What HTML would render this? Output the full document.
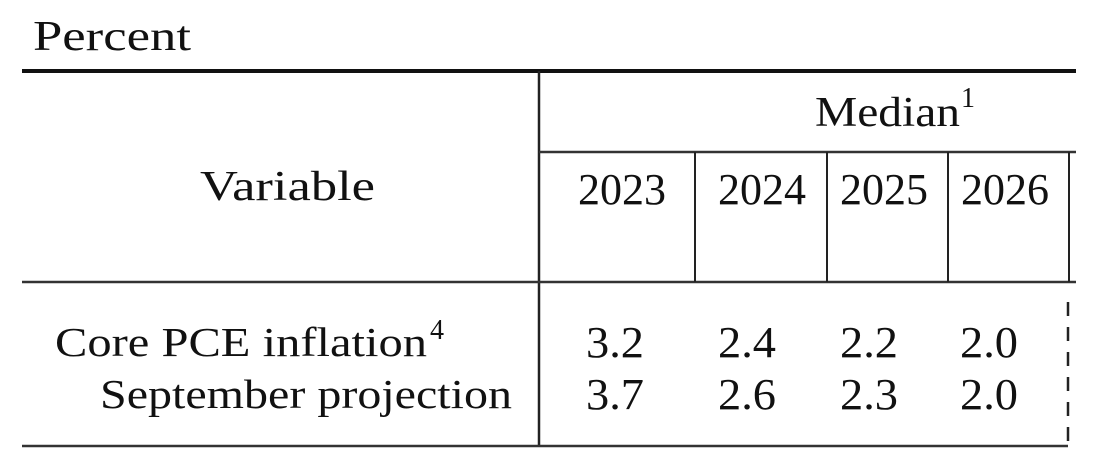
<!DOCTYPE html>
<html><head><style>html,body{margin:0;padding:0;background:#fff}svg{display:block}</style></head>
<body>
<svg width="1098" height="465" viewBox="0 0 1098 465" xmlns="http://www.w3.org/2000/svg" font-family="'Liberation Serif', serif" fill="#111">
<rect width="1098" height="465" fill="#fff"/>
<text x="33" y="50" font-size="42" textLength="158" lengthAdjust="spacingAndGlyphs">Percent</text>
<line x1="22" y1="71" x2="1076" y2="71" stroke="#111" stroke-width="4"/>
<line x1="539" y1="71" x2="539" y2="447" stroke="#222" stroke-width="2.5"/>
<line x1="539" y1="152" x2="1076" y2="152" stroke="#333" stroke-width="2.5"/>
<line x1="22" y1="282" x2="1076" y2="282" stroke="#333" stroke-width="2.5"/>
<line x1="22" y1="446" x2="1068" y2="446" stroke="#333" stroke-width="2.5"/>
<line x1="695" y1="152" x2="695" y2="282" stroke="#222" stroke-width="2"/>
<line x1="827" y1="152" x2="827" y2="282" stroke="#222" stroke-width="2"/>
<line x1="948" y1="152" x2="948" y2="282" stroke="#222" stroke-width="2"/>
<line x1="1069" y1="152" x2="1069" y2="282" stroke="#222" stroke-width="2"/>
<line x1="1068" y1="302" x2="1068" y2="446" stroke="#222" stroke-width="2.5" stroke-dasharray="14,11"/>
<text x="815" y="126" font-size="42" textLength="145" lengthAdjust="spacingAndGlyphs">Median</text>
<text x="961" y="107" font-size="28">1</text>
<text x="200" y="200" font-size="42" textLength="175" lengthAdjust="spacingAndGlyphs">Variable</text>
<g font-size="44">
<text x="578" y="204" textLength="88" lengthAdjust="spacingAndGlyphs">2023</text>
<text x="718" y="204" textLength="88" lengthAdjust="spacingAndGlyphs">2024</text>
<text x="840" y="204" textLength="88" lengthAdjust="spacingAndGlyphs">2025</text>
<text x="961" y="204" textLength="88" lengthAdjust="spacingAndGlyphs">2026</text>
<text x="586" y="357" textLength="58" lengthAdjust="spacingAndGlyphs">3.2</text>
<text x="718" y="357" textLength="58" lengthAdjust="spacingAndGlyphs">2.4</text>
<text x="840" y="357" textLength="58" lengthAdjust="spacingAndGlyphs">2.2</text>
<text x="960" y="357" textLength="58" lengthAdjust="spacingAndGlyphs">2.0</text>
<text x="586" y="409" textLength="58" lengthAdjust="spacingAndGlyphs">3.7</text>
<text x="718" y="409" textLength="58" lengthAdjust="spacingAndGlyphs">2.6</text>
<text x="840" y="409" textLength="58" lengthAdjust="spacingAndGlyphs">2.3</text>
<text x="960" y="409" textLength="58" lengthAdjust="spacingAndGlyphs">2.0</text>
</g>
<g font-size="41">
<text x="55" y="356" textLength="372" lengthAdjust="spacingAndGlyphs">Core PCE inflation</text>
<text x="100" y="408" textLength="412" lengthAdjust="spacingAndGlyphs">September projection</text>
</g>
<text x="430" y="339" font-size="28">4</text>
</svg>
</body></html>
++++++
# Set exercise
All of the material above should be reproduced exactly, except the pictures.

# Correct response
What HTML would render this? Output the full document.
<!DOCTYPE html>
<html><head><style>html,body{margin:0;padding:0;background:#fff}svg{display:block}</style></head>
<body>
<svg width="1098" height="465" viewBox="0 0 1098 465" xmlns="http://www.w3.org/2000/svg" font-family="'Liberation Serif', serif" fill="#111">
<rect width="1098" height="465" fill="#fff"/>
<text x="33" y="50" font-size="42" textLength="158" lengthAdjust="spacingAndGlyphs">Percent</text>
<line x1="22" y1="71" x2="1076" y2="71" stroke="#111" stroke-width="4"/>
<line x1="539" y1="71" x2="539" y2="447" stroke="#222" stroke-width="2.5"/>
<line x1="539" y1="152" x2="1076" y2="152" stroke="#333" stroke-width="2.5"/>
<line x1="22" y1="282" x2="1076" y2="282" stroke="#333" stroke-width="2.5"/>
<line x1="22" y1="446" x2="1068" y2="446" stroke="#333" stroke-width="2.5"/>
<line x1="695" y1="152" x2="695" y2="282" stroke="#222" stroke-width="2"/>
<line x1="827" y1="152" x2="827" y2="282" stroke="#222" stroke-width="2"/>
<line x1="948" y1="152" x2="948" y2="282" stroke="#222" stroke-width="2"/>
<line x1="1069" y1="152" x2="1069" y2="282" stroke="#222" stroke-width="2"/>
<line x1="1068" y1="302" x2="1068" y2="446" stroke="#222" stroke-width="2.5" stroke-dasharray="14,11"/>
<text x="815" y="126" font-size="42" textLength="145" lengthAdjust="spacingAndGlyphs">Median</text>
<text x="961" y="107" font-size="28">1</text>
<text x="200" y="200" font-size="42" textLength="175" lengthAdjust="spacingAndGlyphs">Variable</text>
<g font-size="44">
<text x="578" y="204" textLength="88" lengthAdjust="spacingAndGlyphs">2023</text>
<text x="718" y="204" textLength="88" lengthAdjust="spacingAndGlyphs">2024</text>
<text x="840" y="204" textLength="88" lengthAdjust="spacingAndGlyphs">2025</text>
<text x="961" y="204" textLength="88" lengthAdjust="spacingAndGlyphs">2026</text>
<text x="586" y="357" textLength="58" lengthAdjust="spacingAndGlyphs">3.2</text>
<text x="718" y="357" textLength="58" lengthAdjust="spacingAndGlyphs">2.4</text>
<text x="840" y="357" textLength="58" lengthAdjust="spacingAndGlyphs">2.2</text>
<text x="960" y="357" textLength="58" lengthAdjust="spacingAndGlyphs">2.0</text>
<text x="586" y="409" textLength="58" lengthAdjust="spacingAndGlyphs">3.7</text>
<text x="718" y="409" textLength="58" lengthAdjust="spacingAndGlyphs">2.6</text>
<text x="840" y="409" textLength="58" lengthAdjust="spacingAndGlyphs">2.3</text>
<text x="960" y="409" textLength="58" lengthAdjust="spacingAndGlyphs">2.0</text>
</g>
<g font-size="41">
<text x="55" y="356" textLength="372" lengthAdjust="spacingAndGlyphs">Core PCE inflation</text>
<text x="100" y="408" textLength="412" lengthAdjust="spacingAndGlyphs">September projection</text>
</g>
<text x="430" y="339" font-size="28">4</text>
</svg>
</body></html>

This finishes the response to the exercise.